Тов. ВАКСМАН – Когда вас взяла полиция.

Полиция взяла меня в первых числах декабря. Перед этим женщина какая-то делала обход нашего дома и спрашивала, кто здесь коммунисты. Я ей не сказала, что я коммунистка и меня записали, как беспартийную. Дней через 5 меня вызывают в полицию и спрашивают – почему вы тут сидите. Я сказала, что пришли два полицая, забрали и я не знаю почему. Я сказала имя, отчество и фамилию. Он спросил – коммунистка ли я. Я сказала, что не коммунистка.

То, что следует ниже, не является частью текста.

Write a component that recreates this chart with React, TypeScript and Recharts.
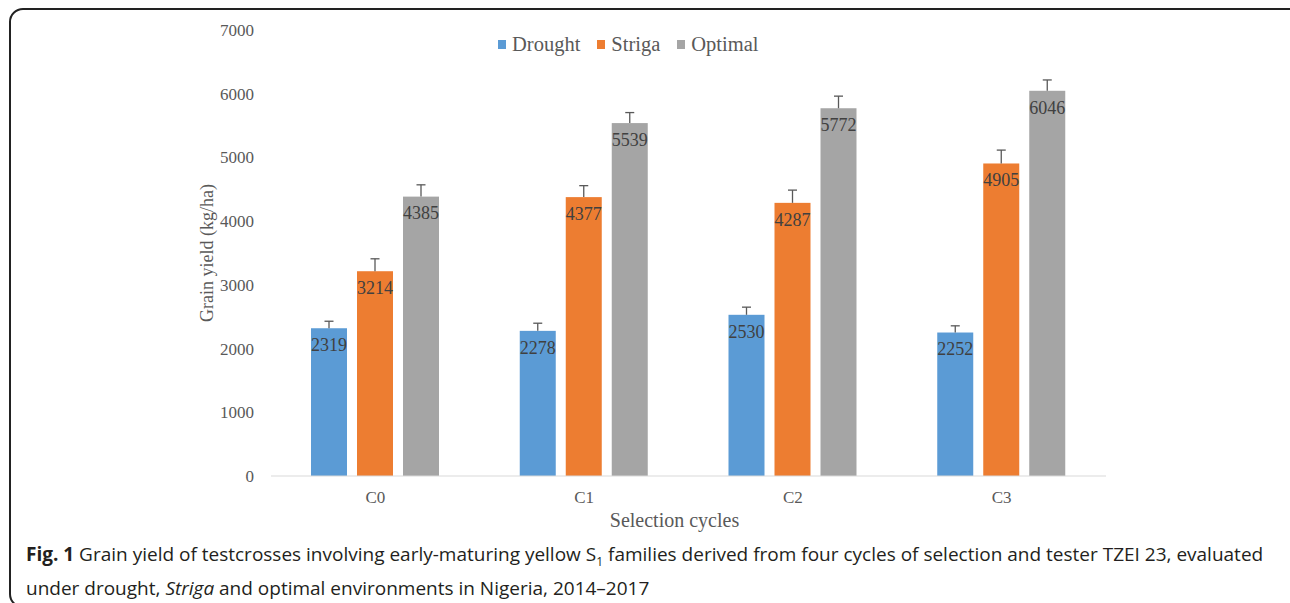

Он мне говорит – вы же работали в горкоме партии. Я сразу догадалась, что это дело рук Коваленко и я ему ответила, что я действительно работала в горкоме партии, но в буфете от торговой организации и сказала, что это все на личной почве подала на меня заявление Коваленко из-за квартиры. Он меня отпустил из полиции, после я пошла на старую квартиру к Кульбенко, который жил на той же квартире. Меня спросил, где я была. Я сказала, что я была в селе. Я сказала это потому, что в их доме бывали немцы. Жена Кульбенко сказала, что боится держать меня. Я ей сказала, что я зарегистрирована как коммунистка и ей бояться нечего, а через два дня я ушла на свою квартиру. Таня Коваленко уже выбралась оттуда.

Тов. ВАКСМАН – После этого арестовывались.

Ни разу не арестовывалась и никто не приходил ко мне. Я ходила на базар, гадала на карты и этим существовала.

Тов. ВАКСМАН – Когда вы встретились с Куликом.

Это было в январе или начале февраля 1942 года. Я шла с еврейского базара. На базаре я искала своих ребята, т.к., возможно они могли торговать, иду, слышу свою фамилию – Сухомлинова. Смотрю Кулик. Я заплакала. Он шел с мужчиной. Он меня спрашивает – где я, что со мной, голодаю. Я говорю – голодаю. Он дает мне 20 рублей. Я сказала, что не надо и не взяла.

 

[...]

 

ЦДАГОУ, ф. 1, оп. 22, спр. 369, арк. 156–159.